Perhaps the logistic model is better applied to the sum of all cryptocurrency market caps rather than to bitcoin alone, to account for the issues you have raised. But I will leave the model as is for at least another year on the belief that bitcoin will merely incorporate into itself, any particular innovation that would otherwise surpass it.
99  Economy / Speculation / Re: rpietila Calling the Bottom on: September 03, 2014, 03:18:20 PM
So that means a few more crypto coins will come in the future and replace bitcoin?

I suppose that one can examine the smartphone industry and observe that the first movers are not today's champions.

Regarding cryptocurrencies, I think that they have value primarily because some people consider them valuable, in particular valuable for transactions. In the collapse from the bubble peak of November 2013, blockchain altcoins available back then, e.g. Litecoin, Dogecoin, Peercoin, Namecoin, etc. have collapsed to a greater extent than bitcoin.

What is interesting is the change in the relative market capitalization of altcoins in the last few months as various innovations are put on the market in the midst of a flood of me-too altcoins. Suppose, in some possible world, that Ecuador mandates its digital currency by making an altcoin. Its M2 is about $36 billion right now, much greater than bitcoin at $6 billion.

------

My own coin under development is meant to demonstrate a technology that I hope will one day be incorporated into Bitcoin to replace mining proof-of-work.
100  Economy / Speculation / Re: rpietila Calling the Bottom on: September 03, 2014, 02:25:31 PM
TL;DR:  Yeah, an S-curve could be fitted to any mass adoption scenario at some point in time.  The trick is knowing where on that curve you are, and if you're still on that curve (see JorgeStolfi's slide ruler example.  There are fewer American households with slide rulers today than in the 50s.).
Indeed.

As I said above, I plan to refit the model next year or sooner if we get another bubble peak before the end of this year. The logistic assumption anchors the origin of the graph at the first reported bitcoin price on the left.
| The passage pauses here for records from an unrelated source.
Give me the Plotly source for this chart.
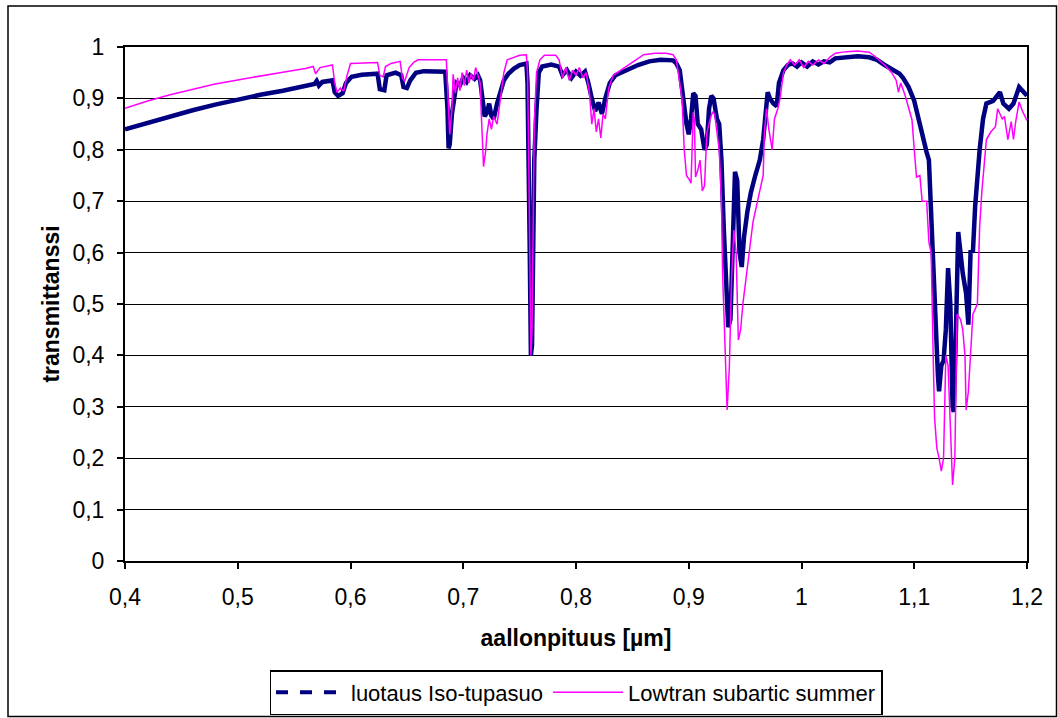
import plotly.graph_objects as go

# ---- data ----
luotaus_wl = [0.400,0.420,0.440,0.460,0.480,0.500,0.520,0.540,0.560,0.568,0.570,0.572,0.575,0.584,0.586,0.589,0.593,0.596,0.601,0.610,0.624,0.626,0.630,0.632,0.640,0.645,0.647,0.650,0.653,0.658,0.665,0.684,0.686,0.687,0.688,0.690,0.692,0.694,0.697,0.700,0.703,0.706,0.710,0.713,0.715,0.717,0.719,0.721,0.723,0.725,0.727,0.730,0.733,0.736,0.740,0.745,0.750,0.756,0.757,0.758,0.759,0.760,0.761,0.762,0.763,0.765,0.767,0.770,0.778,0.785,0.788,0.792,0.796,0.800,0.804,0.808,0.811,0.814,0.817,0.820,0.823,0.826,0.830,0.835,0.845,0.855,0.865,0.875,0.886,0.889,0.892,0.894,0.896,0.898,0.900,0.902,0.904,0.906,0.908,0.911,0.914,0.916,0.918,0.920,0.922,0.925,0.927,0.929,0.931,0.933,0.935,0.937,0.939,0.941,0.943,0.945,0.947,0.949,0.952,0.955,0.959,0.963,0.966,0.968,0.970,0.972,0.975,0.978,0.980,0.984,0.988,0.992,0.996,1.000,1.005,1.010,1.015,1.020,1.025,1.030,1.040,1.050,1.060,1.067,1.073,1.078,1.083,1.087,1.090,1.095,1.100,1.104,1.108,1.111,1.113,1.114,1.1165,1.119,1.121,1.122,1.124,1.126,1.128,1.130,1.132,1.134,1.135,1.137,1.139,1.141,1.143,1.146,1.148,1.150,1.152,1.154,1.156,1.158,1.161,1.164,1.170,1.174,1.176,1.179,1.184,1.188,1.191,1.193,1.196,1.200]
luotaus_t = [0.840,0.853,0.866,0.877,0.888,0.898,0.907,0.915,0.923,0.928,0.934,0.925,0.932,0.935,0.912,0.905,0.910,0.930,0.942,0.946,0.948,0.918,0.916,0.945,0.950,0.945,0.922,0.920,0.935,0.950,0.953,0.952,0.880,0.803,0.810,0.870,0.900,0.930,0.925,0.940,0.932,0.945,0.938,0.945,0.935,0.900,0.865,0.872,0.890,0.866,0.860,0.890,0.910,0.935,0.948,0.958,0.965,0.968,0.930,0.800,0.600,0.400,0.420,0.600,0.780,0.880,0.950,0.962,0.966,0.962,0.945,0.955,0.940,0.952,0.944,0.952,0.930,0.900,0.875,0.892,0.870,0.900,0.930,0.945,0.955,0.965,0.972,0.975,0.974,0.968,0.955,0.920,0.880,0.850,0.830,0.860,0.910,0.905,0.850,0.840,0.800,0.810,0.880,0.905,0.900,0.860,0.850,0.780,0.650,0.550,0.455,0.470,0.620,0.757,0.740,0.600,0.572,0.630,0.680,0.716,0.750,0.780,0.820,0.880,0.912,0.900,0.890,0.885,0.930,0.955,0.965,0.968,0.962,0.970,0.962,0.972,0.966,0.972,0.970,0.978,0.981,0.982,0.980,0.975,0.966,0.960,0.952,0.948,0.940,0.922,0.895,0.855,0.820,0.795,0.780,0.720,0.590,0.450,0.360,0.330,0.380,0.390,0.450,0.570,0.500,0.300,0.290,0.450,0.640,0.600,0.560,0.520,0.460,0.605,0.600,0.690,0.750,0.800,0.860,0.890,0.895,0.905,0.912,0.890,0.880,0.890,0.912,0.922,0.915,0.905]

lowtran_wl = [0.400,0.420,0.440,0.460,0.480,0.500,0.520,0.540,0.560,0.567,0.569,0.571,0.573,0.584,0.586,0.588,0.591,0.594,0.597,0.600,0.624,0.626,0.629,0.631,0.636,0.644,0.646,0.648,0.650,0.652,0.656,0.660,0.685,0.686,0.688,0.690,0.691,0.693,0.695,0.697,0.699,0.701,0.703,0.705,0.707,0.709,0.711,0.713,0.715,0.716,0.718,0.720,0.721,0.723,0.725,0.727,0.730,0.733,0.736,0.739,0.745,0.750,0.756,0.757,0.758,0.759,0.760,0.761,0.762,0.763,0.765,0.768,0.772,0.782,0.785,0.788,0.791,0.794,0.797,0.800,0.803,0.806,0.809,0.812,0.814,0.816,0.818,0.820,0.822,0.824,0.826,0.829,0.833,0.840,0.850,0.860,0.870,0.880,0.886,0.889,0.892,0.894,0.896,0.898,0.901,0.902,0.904,0.905,0.906,0.908,0.910,0.912,0.914,0.916,0.919,0.921,0.923,0.925,0.927,0.929,0.930,0.932,0.934,0.936,0.938,0.940,0.942,0.944,0.946,0.948,0.951,0.954,0.957,0.961,0.964,0.966,0.967,0.969,0.971,0.974,0.976,0.979,0.981,0.984,0.987,0.990,0.994,0.998,1.002,1.006,1.010,1.015,1.020,1.025,1.030,1.040,1.050,1.060,1.065,1.070,1.075,1.080,1.084,1.086,1.088,1.092,1.096,1.098,1.100,1.102,1.105,1.107,1.111,1.113,1.115,1.116,1.117,1.118,1.120,1.122,1.124,1.126,1.128,1.130,1.132,1.134,1.136,1.138,1.141,1.143,1.145,1.146,1.148,1.150,1.152,1.156,1.158,1.160,1.162,1.164,1.168,1.172,1.174,1.178,1.180,1.183,1.186,1.188,1.190,1.193,1.196,1.200]
lowtran_t = [0.881,0.895,0.907,0.918,0.928,0.936,0.944,0.951,0.958,0.962,0.948,0.953,0.960,0.965,0.930,0.912,0.920,0.914,0.945,0.968,0.970,0.945,0.942,0.962,0.968,0.972,0.940,0.933,0.945,0.960,0.970,0.975,0.975,0.930,0.830,0.880,0.947,0.910,0.940,0.915,0.950,0.925,0.955,0.930,0.948,0.935,0.960,0.945,0.930,0.870,0.767,0.800,0.830,0.860,0.840,0.865,0.850,0.900,0.950,0.975,0.980,0.984,0.985,0.950,0.800,0.550,0.400,0.450,0.650,0.850,0.950,0.975,0.984,0.984,0.975,0.940,0.960,0.935,0.955,0.945,0.960,0.940,0.950,0.910,0.850,0.880,0.835,0.860,0.823,0.870,0.860,0.920,0.945,0.955,0.970,0.985,0.988,0.988,0.985,0.975,0.930,0.900,0.800,0.750,0.740,0.735,0.873,0.860,0.747,0.760,0.780,0.720,0.730,0.832,0.860,0.873,0.870,0.830,0.800,0.700,0.560,0.430,0.294,0.377,0.550,0.644,0.600,0.430,0.450,0.500,0.550,0.600,0.660,0.700,0.730,0.750,0.830,0.880,0.840,0.800,0.860,0.880,0.900,0.950,0.965,0.975,0.965,0.975,0.960,0.972,0.965,0.975,0.968,0.980,0.988,0.991,0.992,0.990,0.982,0.972,0.962,0.950,0.935,0.912,0.930,0.905,0.875,0.858,0.800,0.747,0.750,0.700,0.700,0.620,0.600,0.450,0.377,0.280,0.220,0.200,0.175,0.200,0.400,0.380,0.250,0.148,0.200,0.480,0.470,0.450,0.400,0.294,0.330,0.400,0.480,0.500,0.650,0.720,0.780,0.820,0.835,0.845,0.880,0.860,0.865,0.820,0.855,0.820,0.855,0.893,0.875,0.857]

series_names = ["luotaus Iso-tupasuo", "Lowtran subartic summer"]
x_title = "aallonpituus [µm]"
y_title = "transmittanssi"

BLUE = "#000080"
PINK = "#FF00FF"
FONT = "Liberation Sans, Arial, sans-serif"
FS = 23

fig = go.Figure()
fig.add_trace(go.Scatter(x=luotaus_wl, y=luotaus_t, mode="lines", name=series_names[0],
                         line=dict(color=BLUE, width=4.5), showlegend=False))
fig.add_trace(go.Scatter(x=lowtran_wl, y=lowtran_t, mode="lines", name=series_names[1],
                         line=dict(color=PINK, width=1.5), showlegend=False))
# legend entries (dashed style for the measured series, as in the reference legend)
fig.add_trace(go.Scatter(x=[None], y=[None], mode="lines", name=series_names[0],
                         line=dict(color=BLUE, width=4, dash="dash")))
fig.add_trace(go.Scatter(x=[None], y=[None], mode="lines", name=series_names[1],
                         line=dict(color=PINK, width=1.5)))

L, R, T, B = 125, 31, 47, 157
W, H = 1058, 718
pw, ph = W - L - R, H - T - B

def px2paper_x(px):
    return (px - L) / pw

def px2paper_y(py):
    return (H - B - py) / ph

fig.update_layout(
    width=W, height=H,
    margin=dict(l=L, r=R, t=T, b=B, autoexpand=False),
    paper_bgcolor="white", plot_bgcolor="white",
    separators=", ",
    font=dict(family=FONT, size=FS, color="black"),
    legend=dict(orientation="h", x=0.5, xanchor="center",
                y=px2paper_y(670), yanchor="top",
                bordercolor="black", borderwidth=1.5, bgcolor="white",
                font=dict(family=FONT, size=22, color="black"),
                itemwidth=70, tracegroupgap=0),
    xaxis=dict(range=[0.4, 1.2], dtick=0.1, tick0=0.4, showgrid=False,
               showline=True, linecolor="black", linewidth=2, mirror=True,
               ticks="outside", ticklen=6, tickwidth=1.5, tickcolor="black",
               ticklabelstandoff=8, zeroline=False,
               tickfont=dict(family=FONT, size=FS),
               title=dict(text="<b>" + x_title + "</b>", standoff=21,
                          font=dict(family=FONT, size=FS))),
    yaxis=dict(range=[0, 1], dtick=0.1, tick0=0, showgrid=True,
               gridcolor="black", gridwidth=1,
               showline=True, linecolor="black", linewidth=2, mirror=True,
               ticks="outside", ticklen=6, tickwidth=1.5, tickcolor="black",
               ticklabelstandoff=8, zeroline=False,
               tickfont=dict(family=FONT, size=FS),
               title=dict(text="<b>" + y_title + "</b>", standoff=6,
                          font=dict(family=FONT, size=FS))),
    shapes=[dict(type="rect", xref="paper", yref="paper",
                 x0=px2paper_x(8), x1=px2paper_x(1056.5),
                 y0=px2paper_y(716.5), y1=px2paper_y(6),
                 line=dict(color="black", width=1.5), fillcolor="rgba(0,0,0,0)",
                 layer="below")],
)

fig.write_html("out.html")
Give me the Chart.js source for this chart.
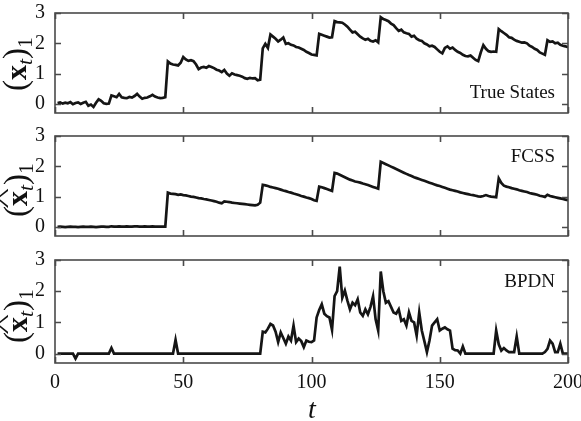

The right hand side, namely the most current prices, is most important when hand fitting the function.

The important idea that this model brings to the analysis of bitcoin price data is that exponential growth of bitcoin prices will end.

Here is a logistic model applied to the adoption of smartphones ...



Considering, how small the relative number of bitcoin transactions is compared to the number of credit card transactions, I suppose that we are currently in the Innovators stage, or at the beginning of the Early Adopters stage.